More cuts announced for Philadelphia schools

William Hite
Philadelphia school district Superintendent William Hite speaks during a news conference Wednesday, Aug. 6, 2014, in Philadelphia. (AP Photo/Matt Rourke)

PHILADELPHIA (AP) — The cash-strapped city school district will cut another $32 million in services to free up enough money to start classes on time, but massive layoffs still loom if state lawmakers don’t approve a cigarette tax, officials said Friday.
Thousands of high school students won’t get transportation to school, buildings will be cleaned less frequently and school police officer vacancies will go unfilled as part of the district’s effort to close an $81 million shortfall before the first bell rings Sept. 8.
Superintendent William Hite called the reductions “unbelievably tough” decisions but also the “least harmful” for students and families. Officials had been weighing options such as a delayed start, a shortened school year or large numbers of pink slips.
“It is incredibly frustrating,” Hite said at a news conference. “I would much rather be talking about ways we can spend investments.”
The other $49 million is expected to come from a $2-per-pack cigarette tax that legislators will consider when they reconvene from their annual break on Sept. 15. Squabbling within the Legislature’s GOP majority prevented it from being passed earlier in the summer.

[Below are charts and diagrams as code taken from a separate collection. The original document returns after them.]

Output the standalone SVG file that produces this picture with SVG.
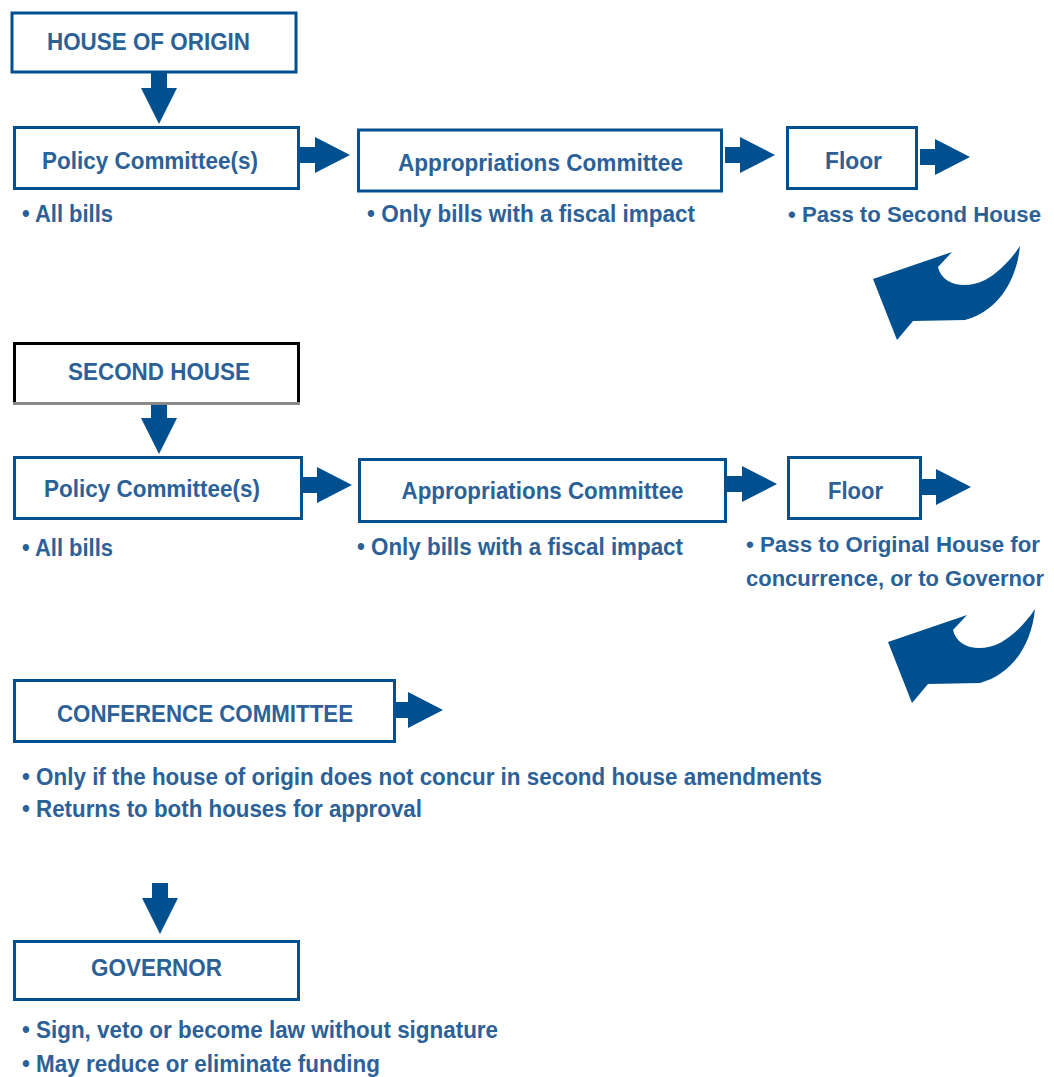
<svg xmlns="http://www.w3.org/2000/svg" xmlns:xlink="http://www.w3.org/1999/xlink" width="1054" height="1077" viewBox="0 0 1054 1077">
<style>
.box{fill:#ffffff;stroke:#004f8e;stroke-width:3}
.title{font-family:"Liberation Sans",Arial,sans-serif;font-weight:bold;font-size:24px;fill:#2c6198;text-anchor:middle}
.bul{font-family:"Liberation Sans",Arial,sans-serif;font-weight:bold;font-size:23px;fill:#2c6198}
.bul2{font-family:"Liberation Sans",Arial,sans-serif;font-weight:bold;font-size:22px;fill:#2c6198}
.arr{fill:#004f8e}
</style>
<defs>
<path id="ra" d="M0,-8 H15 V-18 L50,0 L15,18 V8 H0 Z"/>
<path id="da" d="M-8,0 H8 V15 H18 L0,51 L-18,15 H-8 Z"/>
<path id="ca" d="M1020,246 C1016,285 995,312 965,320 L913,321 L897,340 L873,279 L952,252 L938,267 C942,285 965,290 985,280 C1000,272 1012,258 1020,246 Z"/>
</defs>
<rect width="1054" height="1077" fill="#ffffff"/>

<g id="connectors" class="arr">
<use xlink:href="#da" x="159" y="73"/>
<use xlink:href="#ra" x="300" y="155"/>
<use xlink:href="#ra" x="725" y="155"/>
<use xlink:href="#ra" x="920" y="157"/>
<use xlink:href="#ca"/>
<use xlink:href="#da" x="159" y="403"/>
<use xlink:href="#ra" x="302" y="485"/>
<use xlink:href="#ra" x="727" y="484"/>
<use xlink:href="#ra" x="921" y="487"/>
<use xlink:href="#ca" x="15" y="363"/>
<use xlink:href="#ra" x="393" y="710"/>
<use xlink:href="#da" x="160" y="883"/>
</g>

<g id="house-of-origin">
<rect class="box" x="12" y="13" width="284" height="59"/>
<text class="title" x="148.5" y="50" textLength="203" lengthAdjust="spacingAndGlyphs">HOUSE OF ORIGIN</text>
</g>
<g id="policy-1">
<rect class="box" x="14.5" y="127.5" width="284" height="61"/>
<text class="title" x="150" y="169" textLength="216" lengthAdjust="spacingAndGlyphs">Policy Committee(s)</text>
<text class="bul" x="22" y="222" textLength="91" lengthAdjust="spacingAndGlyphs">• All bills</text>
</g>
<g id="appropriations-1">
<rect class="box" x="358.5" y="130" width="363" height="61"/>
<text class="title" x="540.5" y="171" textLength="285" lengthAdjust="spacingAndGlyphs">Appropriations Committee</text>
<text class="bul" x="367" y="222" textLength="328" lengthAdjust="spacingAndGlyphs">• Only bills with a fiscal impact</text>
</g>
<g id="floor-1">
<rect class="box" x="787.5" y="127.5" width="129" height="61"/>
<text class="title" x="853.5" y="169" textLength="57" lengthAdjust="spacingAndGlyphs">Floor</text>
<text class="bul2" x="788" y="222" textLength="253" lengthAdjust="spacingAndGlyphs">• Pass to Second House</text>
</g>

<g id="second-house">
<rect x="14.5" y="343.5" width="284" height="60" fill="#ffffff" stroke="#000000" stroke-width="3"/>
<line x1="13" y1="403.5" x2="300" y2="403.5" stroke="#8a8a8a" stroke-width="3"/>
<text class="title" x="159" y="380" textLength="182" lengthAdjust="spacingAndGlyphs">SECOND HOUSE</text>
</g>
<g id="policy-2">
<rect class="box" x="14.5" y="457.5" width="287" height="61"/>
<text class="title" x="152" y="497" textLength="216" lengthAdjust="spacingAndGlyphs">Policy Committee(s)</text>
<text class="bul" x="22" y="556" textLength="91" lengthAdjust="spacingAndGlyphs">• All bills</text>
</g>
<g id="appropriations-2">
<rect class="box" x="359.5" y="459.5" width="366" height="62"/>
<text class="title" x="542.5" y="499" textLength="282" lengthAdjust="spacingAndGlyphs">Appropriations Committee</text>
<text class="bul" x="357" y="555" textLength="326" lengthAdjust="spacingAndGlyphs">• Only bills with a fiscal impact</text>
</g>
<g id="floor-2">
<rect class="box" x="788.5" y="457.5" width="132" height="61"/>
<text class="title" x="855.5" y="499" textLength="55" lengthAdjust="spacingAndGlyphs">Floor</text>
<text class="bul2" x="746" y="552" textLength="294" lengthAdjust="spacingAndGlyphs">• Pass to Original House for</text>
<text class="bul2" x="746" y="586" textLength="298" lengthAdjust="spacingAndGlyphs">concurrence, or to Governor</text>
</g>

<g id="conference-committee">
<rect class="box" x="14.5" y="680.5" width="380" height="61"/>
<text class="title" x="205" y="722" textLength="296" lengthAdjust="spacingAndGlyphs">CONFERENCE COMMITTEE</text>
<text class="bul" x="22" y="785" textLength="800" lengthAdjust="spacingAndGlyphs">• Only if the house of origin does not concur in second house amendments</text>
<text class="bul" x="22" y="817" textLength="400" lengthAdjust="spacingAndGlyphs">• Returns to both houses for approval</text>
</g>

<g id="governor">
<rect class="box" x="14.5" y="941.5" width="284" height="58"/>
<text class="title" x="156.5" y="976" textLength="131" lengthAdjust="spacingAndGlyphs">GOVERNOR</text>
<text class="bul" x="22" y="1038" textLength="476" lengthAdjust="spacingAndGlyphs">• Sign, veto or become law without signature</text>
<text class="bul" x="22" y="1072" textLength="358" lengthAdjust="spacingAndGlyphs">• May reduce or eliminate funding</text>
</g>
</svg>
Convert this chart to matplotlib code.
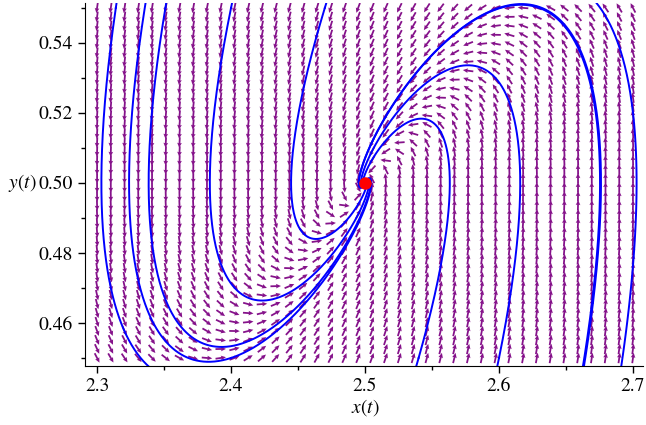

The district, one of the nation’s largest with about 200,000 traditional and charter school students, has cut 5,000 jobs and closed more than 30 schools over the past few years. But it struggles with a structural deficit caused by rising pension and health care costs and charter school payments.
“We cannot cut our way to a quality education,” said Bill Green, chairman of the state-run School Reform Commission, which oversees the district.
Green stressed that the $81 million only puts the district back to where it was last year — a $2.6 billion budget that left dozens of schools without full-time counselors and nurses. Officials say they need $224 million more to make transformative changes in the academically troubled system.
District leaders called on the teachers union for benefits concessions on a par with those made by administrators and other workers. Teachers, who currently pay nothing toward their health care, have been working without a contract for more than a year.
Union president Jerry Jordan said his members have had no raises for three years and spend thousands of dollars out-of-pocket for basic school supplies. The union proposed “tens of millions of dollars” in health care savings that the district rejected, though he declined to provide specifics.
To prevent future budget crises, school advocates have asked state lawmakers to create an equitable funding formula for education and for new rules to curb charter school growth. Some support an extraction tax on natural gas drilling to fund schools; Pennsylvania is the only major gas-producing state without such a tax.
“Another year of bare bones services that leave our students at risk and falling further and further behind is not acceptable,” the Philadelphia Coalition Advocating for Public Schools said in a statement.
Chanel Smith, a rising junior at Edison High School, said students are always told they can succeed if they work hard. But Edison lacks many resources, she said, noting the building’s old textbooks, no extracurricular activities and overcrowded classrooms.
“If you don’t give us the tools, what do you expect us to do?” Smith said.